Film grain sprayed across the screen like viscera. Sound design clangs to make an MRI sound melodic. Repellent lead characters incapable of making a good decision. The films of this double feature induce a wondrous, near-nonstop panic. You either love it or you tap out within 10 minutes. Sean Price Williams, a chief architect of how American independent films looked this decade, shot both features. His images jitter with a prickly energy to match these self-destructive leads. The off-putting aesthetic has a genuine punk vigor; these films aren’t afraid to come on strong and weed people out. Just try listening to the score for either film outside of the movies themselves. You can’t do it. They are migraine mix-tapes. The aggressive style serves the substance of each film. One can’t fathom the escalating crime spree of Good Time or the manic meltdowns of Her Smell without the surrounding sensory assault. These films find young filmmakers at the top of their maximalist, more-is-more game. Their “mature periods” can wait.

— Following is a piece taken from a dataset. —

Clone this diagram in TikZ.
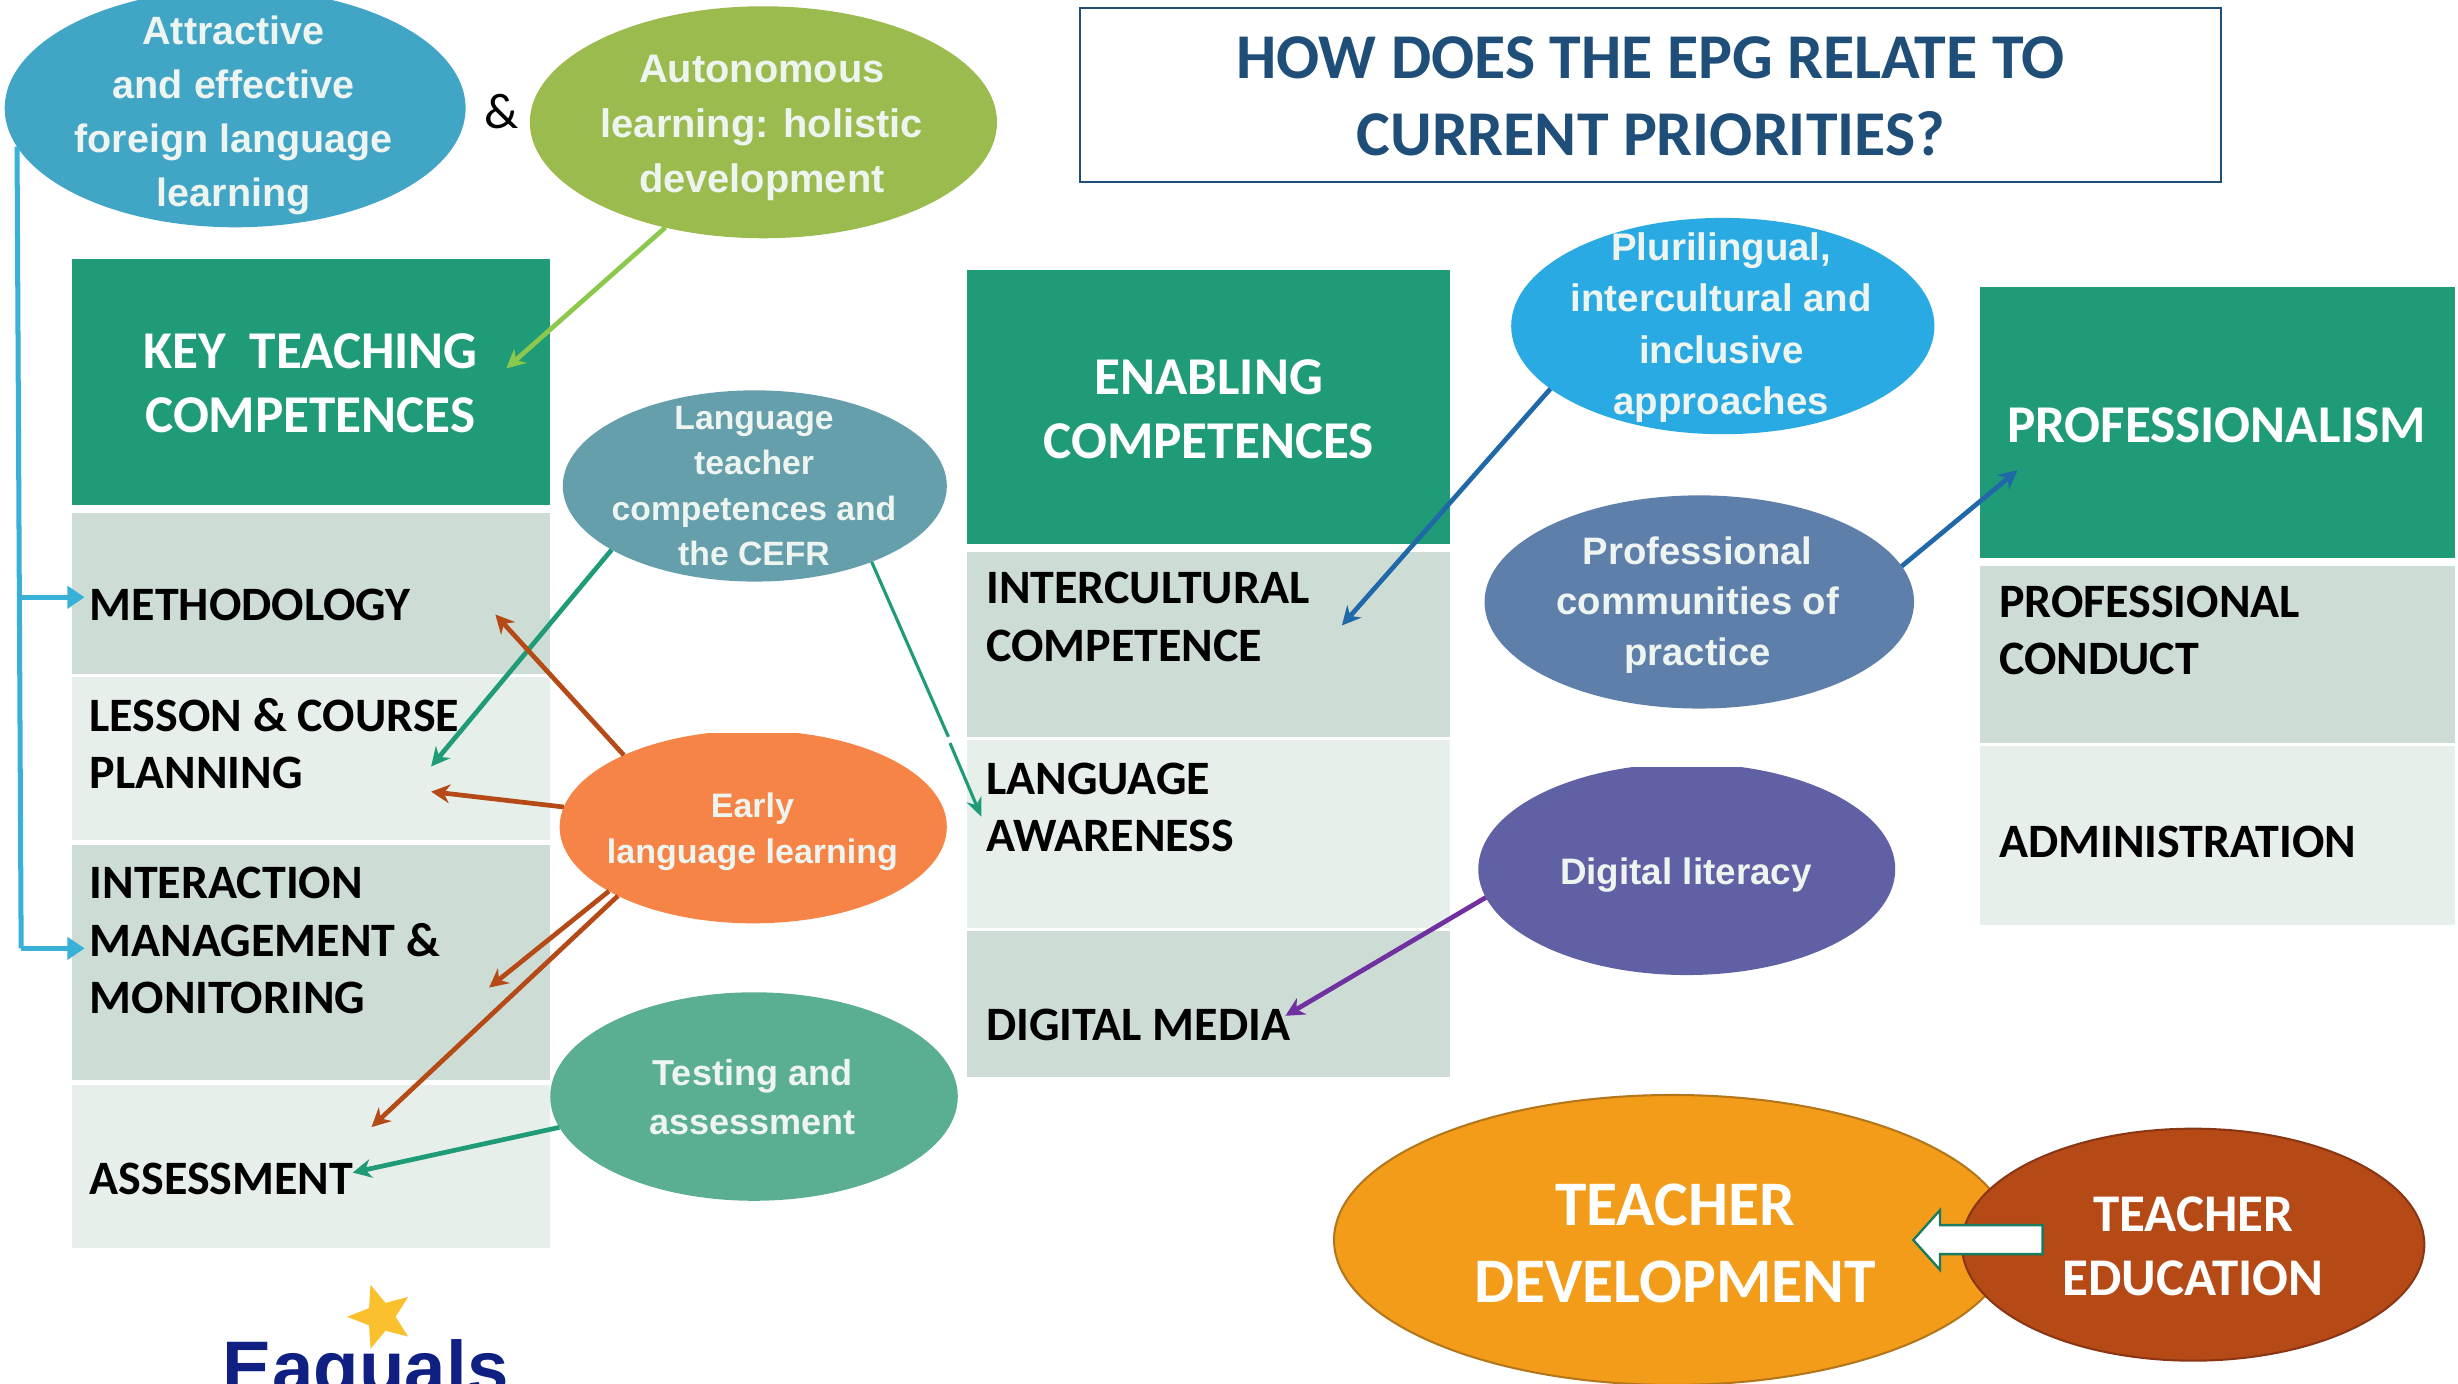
\documentclass[tikz,border=0pt]{standalone}
\usepackage{fontspec}
\setmainfont{Liberation Sans}
\newfontfamily\carl{Carlito}
\usetikzlibrary{arrows.meta,shapes.geometric}
\newcommand\fsz[2]{\fontsize{#1}{#2}\selectfont}
\definecolor{hdr}{HTML}{1F9B78}
\definecolor{rowd}{HTML}{CDDDD5}
\definecolor{rowl}{HTML}{E7EFEB}
\definecolor{titleblue}{HTML}{1F4E79}
\definecolor{ovalw}{HTML}{EEF4F0}
\definecolor{cAttr}{HTML}{41A5C6}
\definecolor{cAuto}{HTML}{9BBB4F}
\definecolor{cLang}{HTML}{659FAC}
\definecolor{cEarly}{HTML}{F68446}
\definecolor{cTest}{HTML}{5AAE92}
\definecolor{cPluri}{HTML}{2AAAE2}
\definecolor{cProf}{HTML}{5F7FAB}
\definecolor{cDig}{HTML}{6060A4}
\definecolor{cDev}{HTML}{F39C1A}
\definecolor{cDevB}{HTML}{B3761A}
\definecolor{cEdu}{HTML}{B54A17}
\definecolor{cEduB}{HTML}{8A3614}
\definecolor{aLime}{HTML}{8CC84B}
\definecolor{aBlue}{HTML}{38B0D8}
\definecolor{aDeep}{HTML}{2068A8}
\definecolor{aPurple}{HTML}{7030A0}
\definecolor{navy}{HTML}{0F1F82}
\definecolor{starc}{HTML}{FBC02D}
\tikzset{
  oval/.style={ellipse,draw=none,inner sep=0pt,outer sep=0pt},
  band/.style={rectangle,draw=none,inner sep=0pt,outer sep=0pt,anchor=north west},
  ot/.style={text=ovalw,font=\bfseries,align=center,inner sep=0pt},
  rowtext/.style={text=black,anchor=west,align=left,inner sep=0pt,font=\carl\bfseries\fsz{30.6}{36.5}},
  headtext/.style={text=white,align=center,inner sep=0pt,font=\carl\bfseries\fsz{33.9}{41}},
  conn/.style={line width=3pt,-{Stealth[length=12pt,width=12pt]}},
  thinconn/.style={line width=2pt,-{Stealth[length=12pt,width=10pt]}},
  bluearrow/.style={line width=3.2pt,-{Triangle[length=11pt,width=14pt]}},
}
\begin{document}
\begin{tikzpicture}[x=1pt,y=-1pt]
\clip (0,0) rectangle (1568,882.25);
\fill[white] (0,0) rectangle (1568,882.25);

% title
\node[rectangle,draw=titleblue,line width=1.2pt,inner sep=0pt,minimum width=728pt,minimum height=111pt] (titlebox) at (1053,60.5) {};
\node[text=titleblue,align=center,inner sep=0pt,font=\carl\bfseries\fsz{40.7}{49}] (titletext) at (1053,61.5) {HOW DOES THE EPG RELATE TO\\CURRENT PRIORITIES?};

% key teaching column
\node[band,fill=hdr,minimum width=305pt,minimum height=157pt] (keyhead) at (46,165) {};
\node[band,fill=rowd,minimum width=305pt,minimum height=103pt] (methrow) at (46,327) {};
\node[band,fill=rowl,minimum width=305pt,minimum height=104pt] (lessrow) at (46,432) {};
\node[band,fill=rowd,minimum width=305pt,minimum height=150pt] (interrow) at (46,539) {};
\node[band,fill=rowl,minimum width=305pt,minimum height=104pt] (assrow) at (46,692) {};
\node[headtext] (keytext) at (198,244.5) {KEY\ \ TEACHING\\COMPETENCES};
\node[rowtext] (methtext) at (57,386) {METHODOLOGY};
\node[rowtext] (lesstext) at (57,474.5) {LESSON \& COURSE\\PLANNING};
\node[rowtext] (intertext) at (57,600) {INTERACTION\\MANAGEMENT \&\\MONITORING};
\node[rowtext] (asstext) at (57,752) {ASSESSMENT};

% enabling column
\node[band,fill=hdr,minimum width=308pt,minimum height=175pt] (enhead) at (617,172) {};
\node[band,fill=rowd,minimum width=308pt,minimum height=118pt] (icrow) at (617,352) {};
\node[band,fill=rowl,minimum width=308pt,minimum height=120pt] (larow) at (617,472) {};
\node[band,fill=rowd,minimum width=308pt,minimum height=93pt] (dmrow) at (617,594) {};
\node[headtext] (entext) at (771,261) {ENABLING\\COMPETENCES};
\node[rowtext] (ictext) at (629,393.5) {INTERCULTURAL\\COMPETENCE};
\node[rowtext] (latext) at (629,515) {LANGUAGE\\AWARENESS};
\node[rowtext] (dmtext) at (629,654) {DIGITAL MEDIA};

% professionalism column
\node[band,fill=hdr,minimum width=303pt,minimum height=173pt] (prhead) at (1263,183) {};
\node[band,fill=rowd,minimum width=303pt,minimum height=113pt] (pcrow) at (1263,361) {};
\node[band,fill=rowl,minimum width=303pt,minimum height=114pt] (adrow) at (1263,476) {};
\node[headtext] (prtext) at (1414,271) {PROFESSIONALISM};
\node[rowtext] (pctext) at (1275,402) {PROFESSIONAL\\CONDUCT};
\node[rowtext] (adtext) at (1275,537) {ADMINISTRATION};

% ovals
\node[oval,fill=cAttr,minimum width=294pt,minimum height=152pt] (attr) at (150,69) {};
\node[ot,font=\bfseries\fsz{25.2}{34.5}] (attrtext) at (149,73.5) {Attractive\\and effective\\foreign language\\learning};
\node[oval,fill=cAuto,minimum width=298pt,minimum height=148pt] (auto) at (487,78) {};
\node[ot,font=\bfseries\fsz{25.4}{35}] (autotext) at (486,81.5) {Autonomous\\learning: holistic\\development};
\node[inner sep=0pt,font=\carl\fsz{32}{36}] (amp) at (320,71) {\&};
\node[oval,fill=cLang,minimum width=245pt,minimum height=122pt] (lang) at (481.5,310) {};
\node[ot,font=\bfseries\fsz{21.5}{29}] (langtext) at (481,310) {Language\\teacher\\competences and\\the CEFR};
\begin{scope}
\clip (340,468) rectangle (620,600);
\node[oval,fill=cEarly,minimum width=247pt,minimum height=123pt] (early) at (480.5,527.5) {};
\end{scope}
\node[ot,font=\bfseries\fsz{21.7}{29}] (earlytext) at (480,530.5) {Early\\language learning};
\node[oval,fill=cTest,minimum width=260pt,minimum height=133pt] (test) at (481,699.5) {};
\node[ot,font=\bfseries\fsz{23}{31}] (testtext) at (480,700) {Testing and\\assessment};
\node[oval,fill=cPluri,minimum width=270pt,minimum height=138pt] (pluri) at (1099,208) {};
\node[ot,font=\bfseries\fsz{24.5}{32.7}] (pluritext) at (1098,209) {Plurilingual,\\intercultural and\\inclusive\\approaches};
\node[oval,fill=cProf,minimum width=274pt,minimum height=136pt] (prof) at (1084,384) {};
\node[ot,font=\bfseries\fsz{24.4}{32}] (proftext) at (1083,386) {Professional\\communities of\\practice};
\begin{scope}
\clip (930,489.4) rectangle (1220,630);
\node[oval,fill=cDig,minimum width=266pt,minimum height=135pt] (dig) at (1076,554.5) {};
\end{scope}
\node[ot,font=\bfseries\fsz{23.5}{29}] (digtext) at (1075.5,558) {Digital literacy};

% teacher development / education
\node[oval,draw=cDevB,line width=1.3pt,fill=cDev,minimum width=432pt,minimum height=185pt] (dev) at (1067,791) {};
\node[oval,draw=cEduB,line width=1.3pt,fill=cEdu,minimum width=295pt,minimum height=148pt] (edu) at (1399,794) {};
\node[text=white,align=center,inner sep=0pt,font=\carl\bfseries\fsz{40.5}{49}] (devtext) at (1068.5,793) {TEACHER\\DEVELOPMENT};
\node[text=white,align=center,inner sep=0pt,font=\carl\bfseries\fsz{33.8}{41}] (edutext) at (1399,795) {TEACHER\\EDUCATION};
\draw[draw=hdr!80!black,line width=1.5pt,fill=white] (1220.5,791) -- (1237.5,772) -- (1237.5,781.5) -- (1303,781.5) -- (1303,800) -- (1237.5,800) -- (1237.5,810) -- cycle;

% logo
\node[star,star points=5,star point ratio=2.3,fill=starc,inner sep=0pt,minimum size=43pt,rotate=90] (logostar) at (243,840) {};
\node[text=navy,inner sep=0pt,anchor=base west,font=\bfseries\fsz{47.5}{50}] (logotext) at (142,889) {Eaquals};

% connector end points
\coordinate (autoEnd) at (323,235);
\coordinate (langEndL) at (275,489);
\coordinate (gapA) at (605,470);
\coordinate (gapB) at (606,474);
\coordinate (langEndR) at (626,521);
\coordinate (earlyEndA) at (316,392);
\coordinate (earlyEndB) at (275,505);
\coordinate (earlyEndC) at (312,630);
\coordinate (earlyEndD) at (237,719);
\coordinate (testEnd) at (225,748);
\coordinate (pluriEnd) at (856,399);
\coordinate (profEnd) at (1287,300);
\coordinate (digEnd) at (820,648);
\coordinate (spineM) at (13,381);
\coordinate (spineB) at (13.5,605);
\coordinate (tipM) at (54,381);
\coordinate (tipB) at (54,605);

% connectors
\draw[conn,aLime] (auto.227) -- (autoEnd);
\draw[line width=3.2pt,aBlue] (attr.190.6) -- (spineB);
\draw[bluearrow,aBlue] (spineM) -- (tipM);
\draw[bluearrow,aBlue] (spineB) -- (tipB);
\draw[conn,hdr] (lang.204) -- (langEndL);
\draw[line width=2pt,hdr] (lang.327) -- (gapA);
\draw[thinconn,hdr] (gapB) -- (langEndR);
\draw[conn,cEdu] (early.151) -- (earlyEndA);
\draw[conn,cEdu] (early.174.5) -- (earlyEndB);
\draw[conn,cEdu] (early.204) -- (earlyEndC);
\draw[conn,cEdu] (early.207) -- (earlyEndD);
\draw[conn,hdr] (test.189.8) -- (testEnd);
\draw[conn,aDeep] (pluri.200) -- (pluriEnd);
\draw[conn,aDeep] (prof.10.8) -- (profEnd);
\draw[conn,aPurple] (dig.188.8) -- (digEnd);
\end{tikzpicture}
\end{document}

The Tree of Life and Hale County This Morning, This Evening: American Life, In Fragments

Hale County and The Tree of Life epitomize a cinema of poetic fragments. The latter does so on a grand scale: Its cosmic scope, A-list talent, and VFX sequences make it arguably the most expensive experimental film ever made. Propelled by free-floating images of suburban childhood, the film unfolds more as a collection of romanticized memories than a traditional narrative. RaMell Ross achieves a comparable effect in a very different setting with Hale County, despite working in nonfiction and with no budget. Ross creates images with a DSLR camera that can suck the breath right out of your lungs. He filmed 1,300 hours of footage over five years for this project, which in final form runs little over 70 minutes. Like Malick, he shoots forever and finds the structure in the edit. And like Malick, he peppers his images with elegiac questions like “What is the orbit of our dreaming?” A feature debut for one director and a career culmination for another, Hale County and The Tree of Life reveal the possibilities still untapped for experimental narrative cinema.